Another example is instead of a traffic light sending traffic data from an intersection, then waiting for a reply to take the right action. It is better to teach the traffic light to make decisions on its own, based on the data it collects locally. This speeds up the entire process.
- Resistance to connectivity issues
Again referring to the example of a traffic light at an intersection. Now consider a situation in which the traffic light has lost connection to the network and cannot send data. Will people wait for the connection to be restored? Probably not.
However, if the data is analysed locally, there is no chance of a connection loss and a potential outage. It can simply continue to function normally, and then send the data it has collected when the connection has been restored.
- Reduction of infrastructure maintenance costs
Data transfer costs money, so it is important to keep this in mind at all stages of infrastructure design. This means that it is possible to avoid generating unnecessary data transfer costs.
- Improving security
It avoids the transfer of sensitive data that can potentially be intercepted, etc. A great example of this is IoT in military service. Nobody would like sensitive military data, such as GPS positioning, to fall into the wrong hands.
- Loss of part of the data
By deciding to process data locally and reduce the costs associated with transmission to the cloud, there’s also the added benefit that there is no chance of losing data in transfer and analysis processes.
- Limited hardware resources
When we decide on Edge computing, we must be aware that the device on which we intend to process data has specific hardware resources and should be properly managed.
Let’s assume that we process data locally, which reduces the amount of data that will be sent from the device. As a result, the problem of too much data being sent is solved, however, we have the challenge of storing and processing these huge amounts of data. At this point, it’s best to use the help offered by leading cloud providers. They offer toolkits that are ready to help with your daily tasks.
No matter how you look at it, IoT devices generate a large amount of information that may or may not have to be exclusively processed within IoT devices.

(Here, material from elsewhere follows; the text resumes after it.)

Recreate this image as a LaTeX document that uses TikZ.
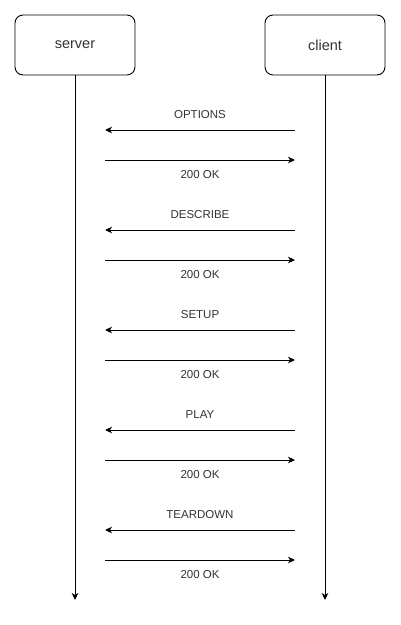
\documentclass[tikz,border=0pt]{standalone}
\usepackage{fontspec}
\setmainfont{Liberation Sans}
\usetikzlibrary{arrows.meta}

\tikzset{
  party/.style={draw,line width=0.9pt,rounded corners=8pt,minimum width=120pt,minimum height=60pt,
    font=\fontsize{14.5}{16}\selectfont,text=black!80},
  msg/.style={-{Stealth[length=7pt,width=6.5pt,inset=2pt]},line width=0.9pt},
  msglabel/.style={font=\fontsize{11.5}{13}\selectfont,text=black!80}
}

\begin{document}
\begin{tikzpicture}[x=1pt,y=-1pt]
  \useasboundingbox (0,0) rectangle (401,625);

  % Draw the two parties
  \node[party] (server) at (75,45) {server};
  \node[party] (client) at (325,45) {client};

  % Lifelines
  \coordinate (bottom) at (0,600);
  \draw[msg] (server.south) -- (server.south |- bottom);
  \draw[msg] (client.south) -- (client.south |- bottom);

  % OPTIONS
  \coordinate (c1) at (295,130); \coordinate (s1) at (105,130);
  \draw[msg] (c1) -- (s1) node[msglabel,midway,yshift=15pt] {OPTIONS};
  \coordinate (s2) at (105,160); \coordinate (c2) at (295,160);
  \draw[msg] (s2) -- (c2) node[msglabel,midway,yshift=-15pt] {200 OK};

  % DESCRIBE
  \coordinate (c3) at (295,230); \coordinate (s3) at (105,230);
  \draw[msg] (c3) -- (s3) node[msglabel,midway,yshift=15pt] {DESCRIBE};
  \coordinate (s4) at (105,260); \coordinate (c4) at (295,260);
  \draw[msg] (s4) -- (c4) node[msglabel,midway,yshift=-15pt] {200 OK};

  % SETUP
  \coordinate (c5) at (295,330); \coordinate (s5) at (105,330);
  \draw[msg] (c5) -- (s5) node[msglabel,midway,yshift=15pt] {SETUP};
  \coordinate (s6) at (105,360); \coordinate (c6) at (295,360);
  \draw[msg] (s6) -- (c6) node[msglabel,midway,yshift=-15pt] {200 OK};

  % PLAY
  \coordinate (c7) at (295,430); \coordinate (s7) at (105,430);
  \draw[msg] (c7) -- (s7) node[msglabel,midway,yshift=15pt] {PLAY};
  \coordinate (s8) at (105,460); \coordinate (c8) at (295,460);
  \draw[msg] (s8) -- (c8) node[msglabel,midway,yshift=-15pt] {200 OK};

  % TEARDOWN
  \coordinate (c9) at (295,530); \coordinate (s9) at (105,530);
  \draw[msg] (c9) -- (s9) node[msglabel,midway,yshift=15pt] {TEARDOWN};
  \coordinate (s10) at (105,560); \coordinate (c10) at (295,560);
  \draw[msg] (s10) -- (c10) node[msglabel,midway,yshift=-15pt] {200 OK};
\end{tikzpicture}
\end{document}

Integration with the cloud gives plenty of benefits in computing power which is available on request. Plus it also adds the option to collect data for subsequent processing. It also makes it easier to monitor and control devices in real-time. At the same time, we get benefits typical of cloud services, such as payment models in which we only pay for the resources used and avoid all costs associated with hardware upkeep. The Internet of Things is becoming more and more common in our day-to-day lives and so is the need to process the data that is generated. Fortunately, we can help by transitioning to systems that allow devices to perform some of the operations locally.